Real estate is often seen as a barometer of the global economy. Fluctuations in the real estate market can have a profound impact on the economy as a whole, influencing everything from interest rates to employment opportunities. In this article, we’ll explore the links between real estate and the economy to give you some keys to reading between the lines and understanding how they can affect buyers, sellers, and investors.

Real estate and economic growth

Economic growth and the real estate market are closely linked. A growing economy often creates increased demand for real estate, leading to higher prices. For example, increased investment in infrastructure and businesses can create new jobs and increase demand for housing in a region. Conversely, a declining economy, marked by layoffs and spending cuts, can lead to lower demand and downward pressure on prices. Understanding these dynamics can help investors and owners make informed decisions, which is why constant market monitoring or expert guidance is essential.

Interest rate and real estate

Interest rates play a crucial role in the real estate market. Low interest rates can make buying a home more affordable, stimulating demand. For example, a reduction in interest rates by the central bank can reduce borrowing costs, enabling more people to access home ownership. Conversely, high interest rates can reduce demand, as borrowing costs are higher, which can slow down property purchases and affect prices. These are just a few examples, but interest rates have a significant impact on behavior and the real estate market, which is why the advice of a real estate expert is essential in your considerations.

Real estate and employment

The real estate sector is a major job creator, from construction to sales and property management. A strong economy with a growing real estate market can create job opportunities in diverse fields such as construction, finance, marketing and property management. Conversely, a weak economy can reduce these opportunities, affecting not only real estate professionals but also related industries such as construction and financial services.

Real estate and inflation

Real estate can also be an inflation indicator. Rapidly rising property prices can signal rising inflation, reflecting increased demand and limited supply. This may have repercussions on interest rates and monetary policy. Conversely, a fall in prices can indicate low inflation or even deflation, signalling an economy in difficulty and influencing economic policy decisions.

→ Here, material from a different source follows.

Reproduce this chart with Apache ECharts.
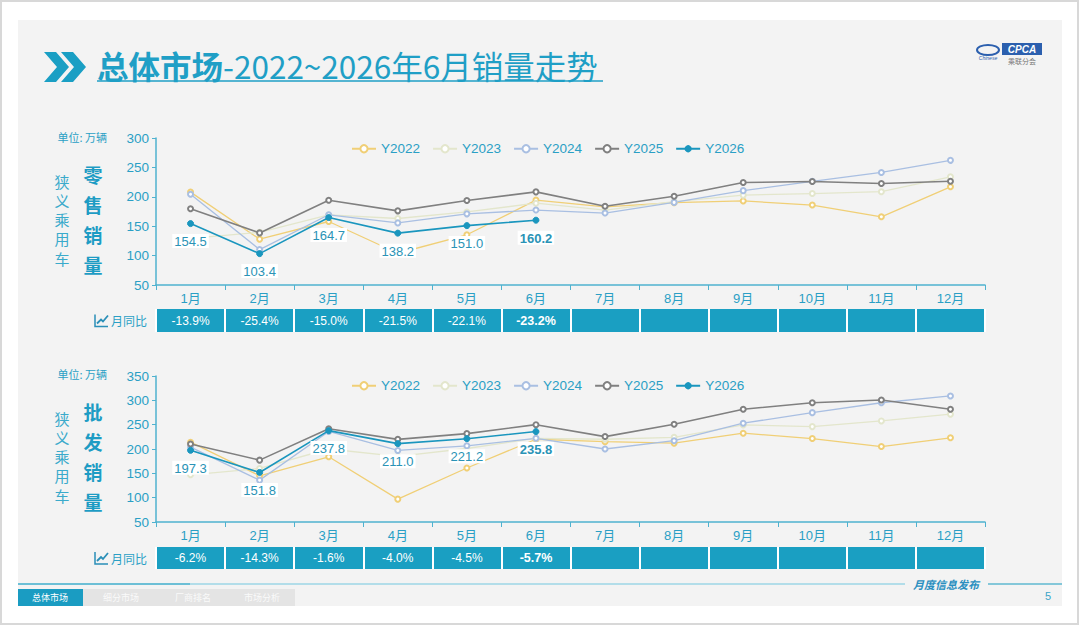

Regulation and Government Policies

Governments can influence the real estate market through regulation and tax policies. For example, measures to make housing more affordable or tax incentives for buyers can have a significant impact on demand and supply.

Lacasse Shapcott Team

As you can see, real estate is inextricably linked to the economy as a whole. Understanding these links can help buyers, sellers and investors make informed decisions and successfully navigate the real estate market. Whether it’s monitoring interest rates, understanding the impact of the economy on employment, or being aware of government policies, a thorough understanding of these factors can guide you to success in your real estate projects.